Characters in "The Custom of the Country"

* Undine Spragg, a young woman, the protagonist; some have called her name "the worst character name [ever] conceived."
* Mr. Abner Spragg, a financier
* Mrs. Leota Spragg, a housewife
* Elmer Moffatt, a cunning financer from Apex whom Undine marries (he is her fourth husband).
* Ralph Marvell, an old New York society gentleman who marries Undine, has a son with her and is then divorced by her
* Peter Van Degen, a man with whom Undine has an affair
* Clare Van Degen, married to Van Degen, unhappy with their marriage; she is Ralph Marvell's cousin who is deeply in love with him
* Charles Bowen, a grey-haired elderly man from New York City, who acts as a kind of observer; friend of Laura Fairford
* Raymond De Chelle, a French aristocrat who marries Undine after she is widowed; he her third husband
* Paul Marvell, Undine's and Ralph's child, Raymond's stepson
* Laura Fairford, Ralph Marvells sister; at her dinner, Undine first meets Ralph
* Henley Fairford, husband to Laura Fairford
* Claud Walsingham Popple, a painter who paints a portrait of Undine
* Mrs. Heeny, a masseuse who keeps company first with Undine and Mrs. Spragg and later with Undine and her son; she also keeps clippings of all high society events
* Celeste, Spragg family's French maid

Major Themes

Like much of Edith Wharton's work, The Custom of the Country is an obliquely feminist critique, but in this case Undine Spragg also represents the US, as the initial letters in her name suggest. It is also a social survey insofar as it deals with the phenomenon of the Marriage Mills and the business proceedings that divorce entailed at that time. There is also a confrontation between old New York and the newly rich, and between French culture and American culture.

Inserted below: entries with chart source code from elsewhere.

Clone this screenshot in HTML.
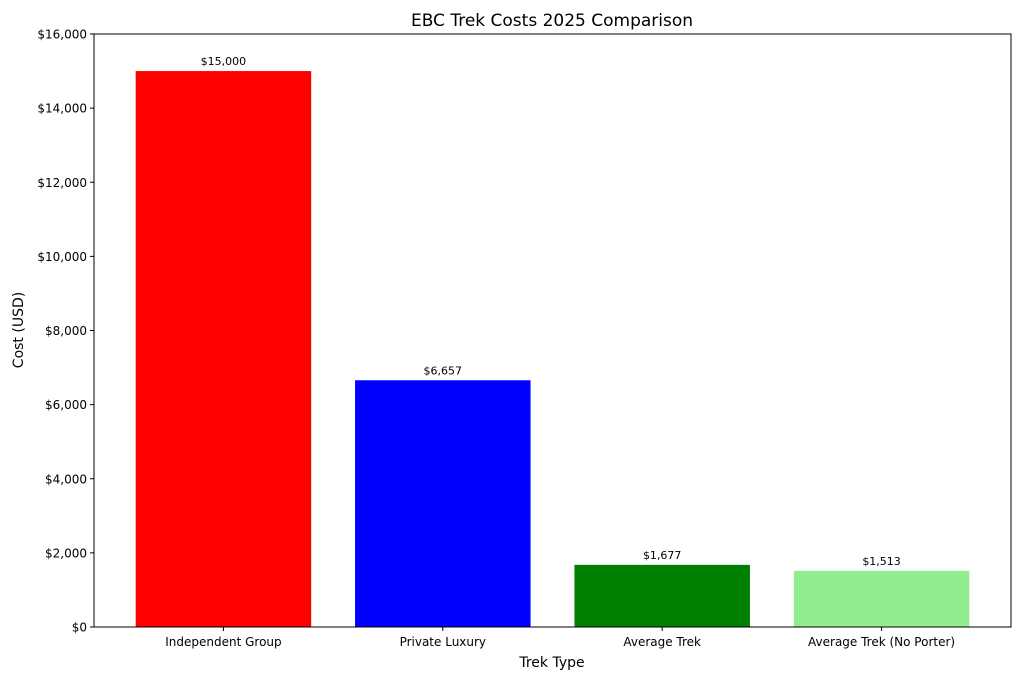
<!DOCTYPE html>
<html><head><meta charset="utf-8"><style>
body{margin:0;background:#fff;}
svg{display:block;font-family:"DejaVu Sans","Liberation Sans",sans-serif;}
</style></head><body>
<svg id="chart" width="1024" height="683" viewBox="0 0 1024 683">
<text x="552" y="26" text-anchor="middle" font-size="17">EBC Trek Costs 2025 Comparison</text>
<g id="yticks"></g>
<g id="bars"></g>
<g id="xticks"></g>
<rect x="94" y="34" width="917" height="593" fill="none" stroke="#000" stroke-width="1"/>
<text x="552" y="667" text-anchor="middle" font-size="14">Trek Type</text>
<text transform="translate(23,330) rotate(-90)" text-anchor="middle" font-size="14">Cost (USD)</text>
</svg>
<script>
const categories=["Independent Group","Private Luxury","Average Trek","Average Trek (No Porter)"];
const values=[15000,6657,1677,1513];
const colors=["#ff0000","#0000ff","#008000","#90ee90"];
const yTicks=[0,2000,4000,6000,8000,10000,12000,14000,16000];
const NS="http://www.w3.org/2000/svg";
const L=94,R=1011,T=34,B=627,yMax=16000,xMin=-0.59,xMax=3.59;
const y=v=>B-(v/yMax)*(B-T);
const x=i=>L+(i-xMin)/(xMax-xMin)*(R-L);
const bw=0.8*(R-L)/(xMax-xMin);
const fmt=v=>"$"+v.toLocaleString("en-US");
function mk(tag,attrs,parent,text){const e=document.createElementNS(NS,tag);for(const k in attrs)e.setAttribute(k,attrs[k]);if(text!==undefined)e.textContent=text;parent.appendChild(e);return e;}
const yg=document.getElementById("yticks"),bg=document.getElementById("bars"),xg=document.getElementById("xticks");
yTicks.forEach(t=>{
 const l=mk("line",{x1:L-4,x2:L,y1:y(t),y2:y(t),stroke:"#000"},yg);
 
 
 const tx=mk("text",{x:L-7,y:y(t)+4.5,"text-anchor":"end","font-size":"12"},yg,fmt(t));
 
 
});
categories.forEach((c,i)=>{
 const r=mk("rect",{x:x(i)-bw/2,y:y(values[i]),width:bw,height:B-y(values[i]),fill:colors[i]},bg);
 
 
 const v=mk("text",{x:x(i),y:y(values[i])-6,"text-anchor":"middle","font-size":"11"},bg,fmt(values[i]));
 
 
 const tk=mk("line",{x1:x(i),x2:x(i),y1:B,y2:B+4,stroke:"#000"},xg);
 
 
 const lb=mk("text",{x:x(i),y:B+19,"text-anchor":"middle","font-size":"12"},xg,c);
 
 
});
</script>
</body></html>
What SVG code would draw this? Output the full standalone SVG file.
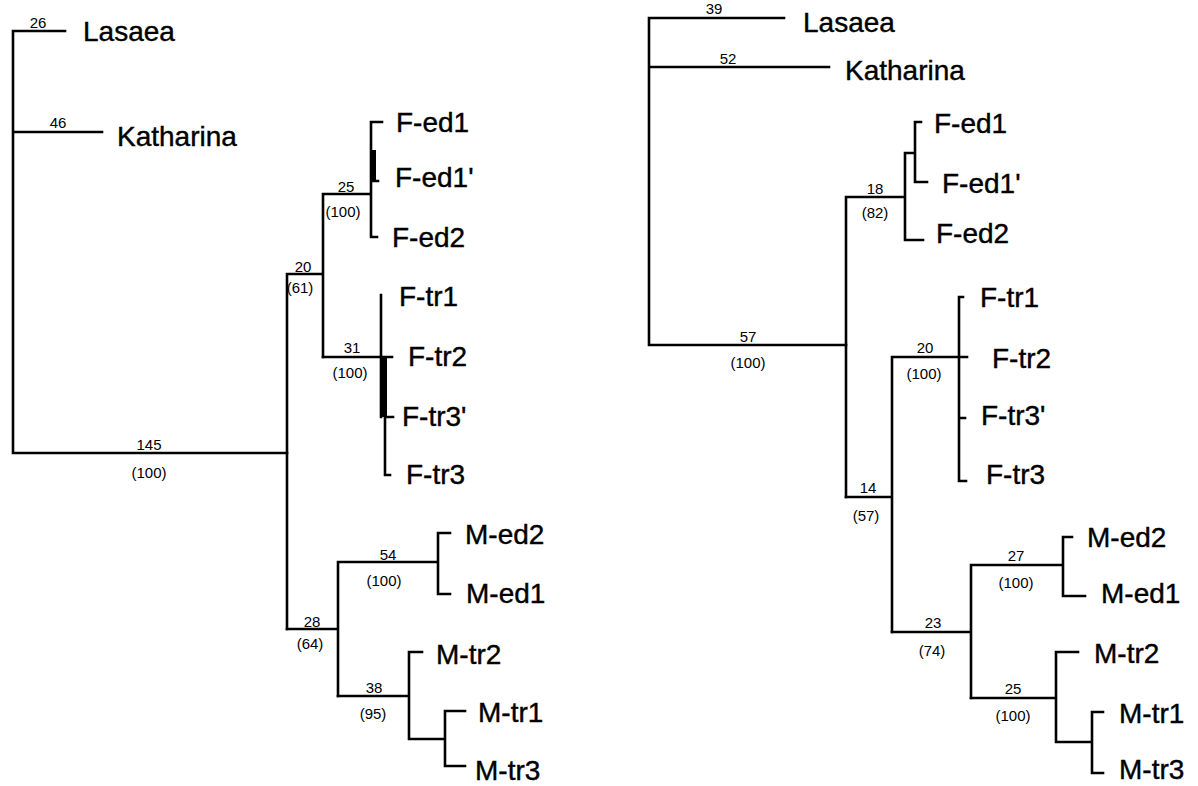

Literary significance and criticism

It belongs to her major period, which had began in 1905 with "The House of Mirth". Edith Wharton herself called it, "a real magnum opus". The novel is divided into 5 books, which echoes the structure of a drama, if not a tragedy.

Wavering between the Romantic and the Realist canons, the novel nevertheless follows in the wake of the literary tradition of the money-novel.

References from other works

*Edith Wharton said the title of the novel came from a play by English playwrights John Fletcher and Philip Massinger, entitled "The Custom of the Country", in which the term 'custom' referred to the money paid by a master to get a girl's maidenhead.